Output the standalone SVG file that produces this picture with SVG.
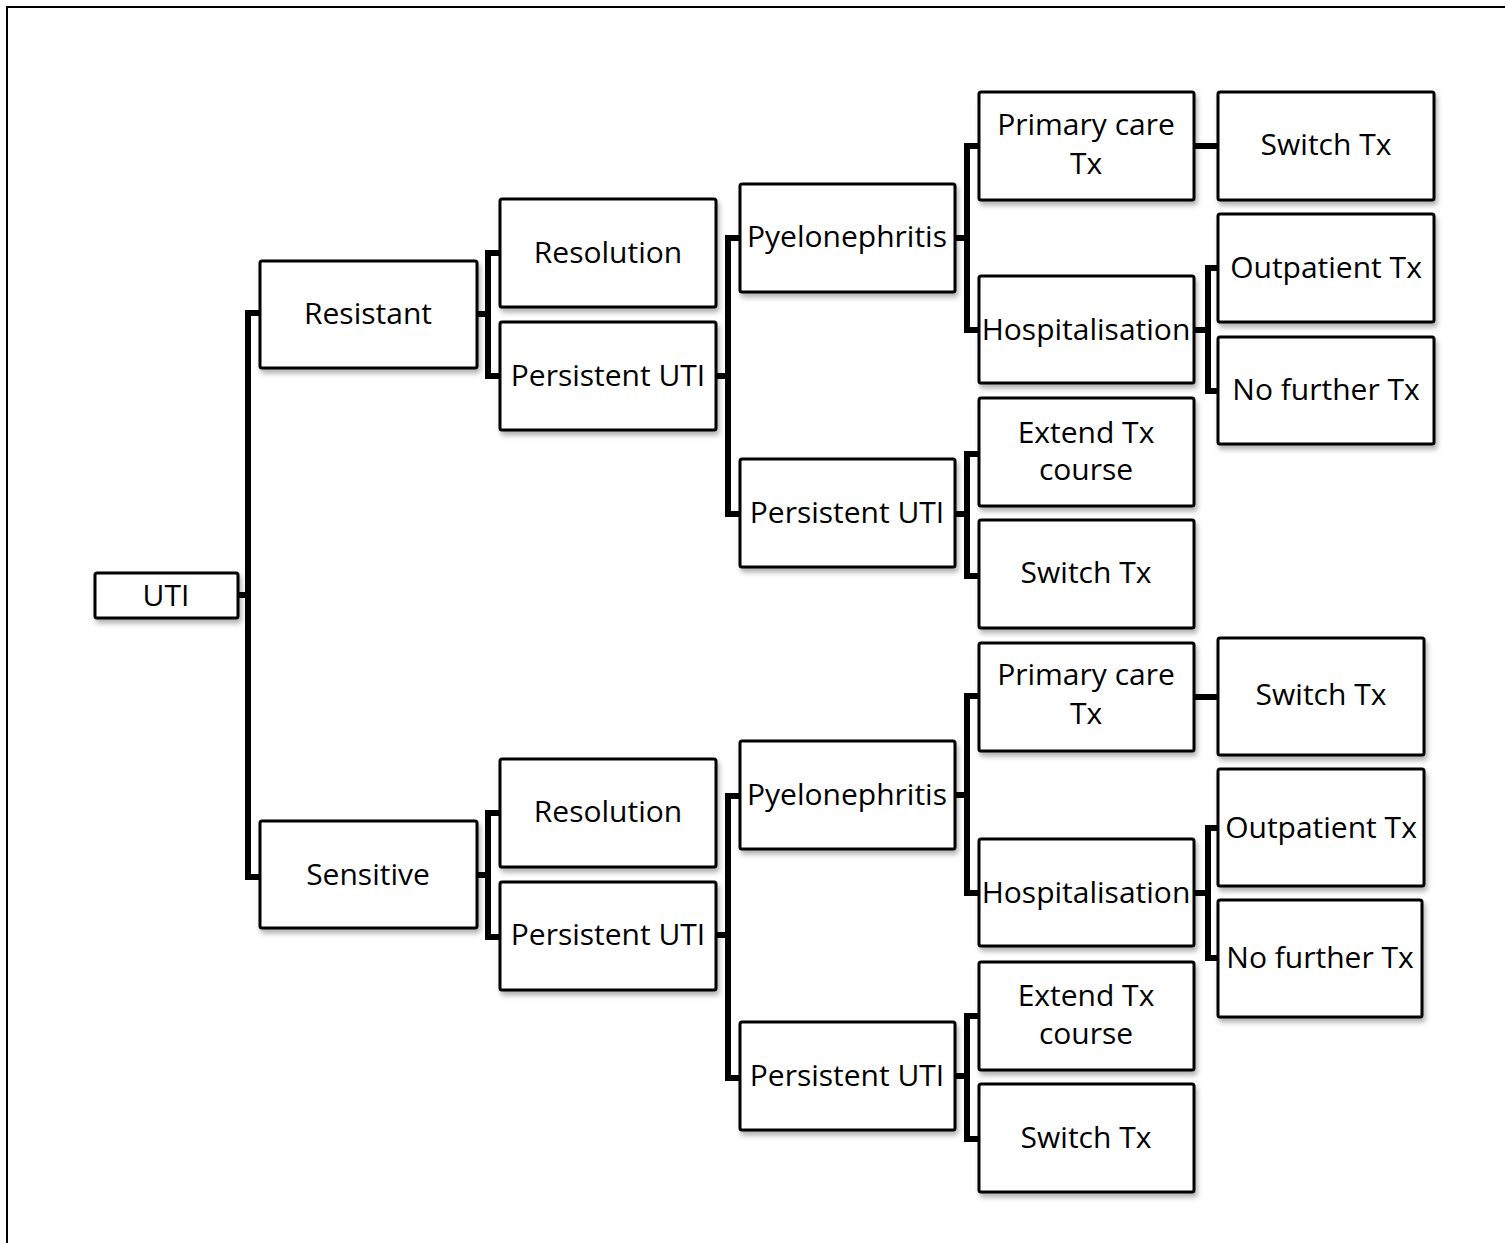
<svg xmlns="http://www.w3.org/2000/svg" width="1505" height="1243" viewBox="0 0 1505 1243">
<defs>
<filter id="sh" x="-10%" y="-10%" width="125%" height="135%">
<feDropShadow dx="2" dy="4" stdDeviation="2.5" flood-color="#000" flood-opacity="0.3"/>
</filter>
<style>
.box{fill:#fff;stroke:#000;stroke-width:3;filter:url(#sh)}
.t{font-family:"Open Sans","Liberation Sans",sans-serif;font-size:30px;fill:#000;text-anchor:middle}
.c{fill:none;stroke:#000;stroke-width:6;stroke-linejoin:miter;stroke-linecap:butt}
.frame{stroke:#000;stroke-width:2;fill:none}
</style>
</defs>
<rect width="1505" height="1243" fill="#fff"/>
<path class="frame" d="M7 1243 V7 H1505"/>
<g id="connectors">
<path class="c" d="M238 595 H248 M260 313 H248 V877 H260"/>
<path class="c" d="M477 314 H488 M500 253 H488 V376 H500"/>
<path class="c" d="M716 376 H728 M740 238 H728 V514 H740"/>
<path class="c" d="M955 238 H967 M979 146 H967 V330 H979"/>
<path class="c" d="M1194 146 H1218"/>
<path class="c" d="M1194 330 H1208 M1218 268 H1208 V391 H1218"/>
<path class="c" d="M955 514 H967 M979 454 H967 V576 H979"/>
<path class="c" d="M477 875 H488 M500 813 H488 V937 H500"/>
<path class="c" d="M716 935 H728 M740 796 H728 V1078 H740"/>
<path class="c" d="M955 795 H967 M979 696 H967 V893 H979"/>
<path class="c" d="M1194 697 H1218"/>
<path class="c" d="M1194 893 H1208 M1218 828 H1208 V958 H1218"/>
<path class="c" d="M955 1076 H967 M979 1016 H967 V1139 H979"/>
</g>
<g id="n-uti"><rect class="box" x="95" y="573" width="143" height="45" rx="2"/><text class="t" x="166" y="606">UTI</text></g>
<g id="n-resistant"><rect class="box" x="260" y="261" width="217" height="107" rx="2"/><text class="t" x="368" y="324">Resistant</text></g>
<g id="n-sensitive"><rect class="box" x="260" y="821" width="217" height="107" rx="2"/><text class="t" x="368" y="885">Sensitive</text></g>
<g id="n-r-resolution"><rect class="box" x="500" y="199" width="216" height="108" rx="2"/><text class="t" x="608" y="263">Resolution</text></g>
<g id="n-r-persistent"><rect class="box" x="500" y="322" width="216" height="108" rx="2"/><text class="t" x="608" y="386">Persistent UTI</text></g>
<g id="n-r-pyelo"><rect class="box" x="740" y="184" width="215" height="108" rx="2"/><text class="t" x="847" y="247">Pyelonephritis</text></g>
<g id="n-r-persistent2"><rect class="box" x="740" y="459" width="215" height="108" rx="2"/><text class="t" x="847" y="523">Persistent UTI</text></g>
<g id="n-r-primary"><rect class="box" x="979" y="92" width="215" height="108" rx="2"/><text class="t" x="1086" y="135">Primary care<tspan x="1086" dy="39">Tx</tspan></text></g>
<g id="n-r-hosp"><rect class="box" x="979" y="276" width="215" height="107" rx="2"/><text class="t" x="1086" y="340">Hospitalisation</text></g>
<g id="n-r-extend"><rect class="box" x="979" y="398" width="215" height="108" rx="2"/><text class="t" x="1086" y="443">Extend Tx<tspan x="1086" dy="37">course</tspan></text></g>
<g id="n-r-switch1"><rect class="box" x="979" y="520" width="215" height="108" rx="2"/><text class="t" x="1086" y="583">Switch Tx</text></g>
<g id="n-r-switch2"><rect class="box" x="1218" y="92" width="216" height="108" rx="2"/><text class="t" x="1326" y="155">Switch Tx</text></g>
<g id="n-r-outpatient"><rect class="box" x="1218" y="214" width="216" height="108" rx="2"/><text class="t" x="1326" y="278">Outpatient Tx</text></g>
<g id="n-r-nofurther"><rect class="box" x="1218" y="337" width="216" height="107" rx="2"/><text class="t" x="1326" y="400">No further Tx</text></g>
<g id="n-s-resolution"><rect class="box" x="500" y="759" width="216" height="108" rx="2"/><text class="t" x="608" y="822">Resolution</text></g>
<g id="n-s-persistent"><rect class="box" x="500" y="882" width="216" height="108" rx="2"/><text class="t" x="608" y="945">Persistent UTI</text></g>
<g id="n-s-pyelo"><rect class="box" x="740" y="741" width="215" height="108" rx="2"/><text class="t" x="847" y="805">Pyelonephritis</text></g>
<g id="n-s-persistent2"><rect class="box" x="740" y="1022" width="215" height="108" rx="2"/><text class="t" x="847" y="1086">Persistent UTI</text></g>
<g id="n-s-primary"><rect class="box" x="979" y="643" width="215" height="108" rx="2"/><text class="t" x="1086" y="685">Primary care<tspan x="1086" dy="39">Tx</tspan></text></g>
<g id="n-s-hosp"><rect class="box" x="979" y="839" width="215" height="107" rx="2"/><text class="t" x="1086" y="903">Hospitalisation</text></g>
<g id="n-s-extend"><rect class="box" x="979" y="962" width="215" height="108" rx="2"/><text class="t" x="1086" y="1006">Extend Tx<tspan x="1086" dy="38">course</tspan></text></g>
<g id="n-s-switch1"><rect class="box" x="979" y="1084" width="215" height="108" rx="2"/><text class="t" x="1086" y="1148">Switch Tx</text></g>
<g id="n-s-switch2"><rect class="box" x="1218" y="638" width="206" height="117" rx="2"/><text class="t" x="1321" y="705">Switch Tx</text></g>
<g id="n-s-outpatient"><rect class="box" x="1218" y="769" width="206" height="117" rx="2"/><text class="t" x="1321" y="838">Outpatient Tx</text></g>
<g id="n-s-nofurther"><rect class="box" x="1218" y="900" width="204" height="117" rx="2"/><text class="t" x="1320" y="968">No further Tx</text></g>
</svg>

####################

## Short task
Pictures are to be left out; repeat all the remaining data exactly.

## Task response
Output the standalone SVG file that produces this picture with SVG.
<svg xmlns="http://www.w3.org/2000/svg" width="1505" height="1243" viewBox="0 0 1505 1243">
<defs>
<filter id="sh" x="-10%" y="-10%" width="125%" height="135%">
<feDropShadow dx="2" dy="4" stdDeviation="2.5" flood-color="#000" flood-opacity="0.3"/>
</filter>
<style>
.box{fill:#fff;stroke:#000;stroke-width:3;filter:url(#sh)}
.t{font-family:"Open Sans","Liberation Sans",sans-serif;font-size:30px;fill:#000;text-anchor:middle}
.c{fill:none;stroke:#000;stroke-width:6;stroke-linejoin:miter;stroke-linecap:butt}
.frame{stroke:#000;stroke-width:2;fill:none}
</style>
</defs>
<rect width="1505" height="1243" fill="#fff"/>
<path class="frame" d="M7 1243 V7 H1505"/>
<g id="connectors">
<path class="c" d="M238 595 H248 M260 313 H248 V877 H260"/>
<path class="c" d="M477 314 H488 M500 253 H488 V376 H500"/>
<path class="c" d="M716 376 H728 M740 238 H728 V514 H740"/>
<path class="c" d="M955 238 H967 M979 146 H967 V330 H979"/>
<path class="c" d="M1194 146 H1218"/>
<path class="c" d="M1194 330 H1208 M1218 268 H1208 V391 H1218"/>
<path class="c" d="M955 514 H967 M979 454 H967 V576 H979"/>
<path class="c" d="M477 875 H488 M500 813 H488 V937 H500"/>
<path class="c" d="M716 935 H728 M740 796 H728 V1078 H740"/>
<path class="c" d="M955 795 H967 M979 696 H967 V893 H979"/>
<path class="c" d="M1194 697 H1218"/>
<path class="c" d="M1194 893 H1208 M1218 828 H1208 V958 H1218"/>
<path class="c" d="M955 1076 H967 M979 1016 H967 V1139 H979"/>
</g>
<g id="n-uti"><rect class="box" x="95" y="573" width="143" height="45" rx="2"/><text class="t" x="166" y="606">UTI</text></g>
<g id="n-resistant"><rect class="box" x="260" y="261" width="217" height="107" rx="2"/><text class="t" x="368" y="324">Resistant</text></g>
<g id="n-sensitive"><rect class="box" x="260" y="821" width="217" height="107" rx="2"/><text class="t" x="368" y="885">Sensitive</text></g>
<g id="n-r-resolution"><rect class="box" x="500" y="199" width="216" height="108" rx="2"/><text class="t" x="608" y="263">Resolution</text></g>
<g id="n-r-persistent"><rect class="box" x="500" y="322" width="216" height="108" rx="2"/><text class="t" x="608" y="386">Persistent UTI</text></g>
<g id="n-r-pyelo"><rect class="box" x="740" y="184" width="215" height="108" rx="2"/><text class="t" x="847" y="247">Pyelonephritis</text></g>
<g id="n-r-persistent2"><rect class="box" x="740" y="459" width="215" height="108" rx="2"/><text class="t" x="847" y="523">Persistent UTI</text></g>
<g id="n-r-primary"><rect class="box" x="979" y="92" width="215" height="108" rx="2"/><text class="t" x="1086" y="135">Primary care<tspan x="1086" dy="39">Tx</tspan></text></g>
<g id="n-r-hosp"><rect class="box" x="979" y="276" width="215" height="107" rx="2"/><text class="t" x="1086" y="340">Hospitalisation</text></g>
<g id="n-r-extend"><rect class="box" x="979" y="398" width="215" height="108" rx="2"/><text class="t" x="1086" y="443">Extend Tx<tspan x="1086" dy="37">course</tspan></text></g>
<g id="n-r-switch1"><rect class="box" x="979" y="520" width="215" height="108" rx="2"/><text class="t" x="1086" y="583">Switch Tx</text></g>
<g id="n-r-switch2"><rect class="box" x="1218" y="92" width="216" height="108" rx="2"/><text class="t" x="1326" y="155">Switch Tx</text></g>
<g id="n-r-outpatient"><rect class="box" x="1218" y="214" width="216" height="108" rx="2"/><text class="t" x="1326" y="278">Outpatient Tx</text></g>
<g id="n-r-nofurther"><rect class="box" x="1218" y="337" width="216" height="107" rx="2"/><text class="t" x="1326" y="400">No further Tx</text></g>
<g id="n-s-resolution"><rect class="box" x="500" y="759" width="216" height="108" rx="2"/><text class="t" x="608" y="822">Resolution</text></g>
<g id="n-s-persistent"><rect class="box" x="500" y="882" width="216" height="108" rx="2"/><text class="t" x="608" y="945">Persistent UTI</text></g>
<g id="n-s-pyelo"><rect class="box" x="740" y="741" width="215" height="108" rx="2"/><text class="t" x="847" y="805">Pyelonephritis</text></g>
<g id="n-s-persistent2"><rect class="box" x="740" y="1022" width="215" height="108" rx="2"/><text class="t" x="847" y="1086">Persistent UTI</text></g>
<g id="n-s-primary"><rect class="box" x="979" y="643" width="215" height="108" rx="2"/><text class="t" x="1086" y="685">Primary care<tspan x="1086" dy="39">Tx</tspan></text></g>
<g id="n-s-hosp"><rect class="box" x="979" y="839" width="215" height="107" rx="2"/><text class="t" x="1086" y="903">Hospitalisation</text></g>
<g id="n-s-extend"><rect class="box" x="979" y="962" width="215" height="108" rx="2"/><text class="t" x="1086" y="1006">Extend Tx<tspan x="1086" dy="38">course</tspan></text></g>
<g id="n-s-switch1"><rect class="box" x="979" y="1084" width="215" height="108" rx="2"/><text class="t" x="1086" y="1148">Switch Tx</text></g>
<g id="n-s-switch2"><rect class="box" x="1218" y="638" width="206" height="117" rx="2"/><text class="t" x="1321" y="705">Switch Tx</text></g>
<g id="n-s-outpatient"><rect class="box" x="1218" y="769" width="206" height="117" rx="2"/><text class="t" x="1321" y="838">Outpatient Tx</text></g>
<g id="n-s-nofurther"><rect class="box" x="1218" y="900" width="204" height="117" rx="2"/><text class="t" x="1320" y="968">No further Tx</text></g>
</svg>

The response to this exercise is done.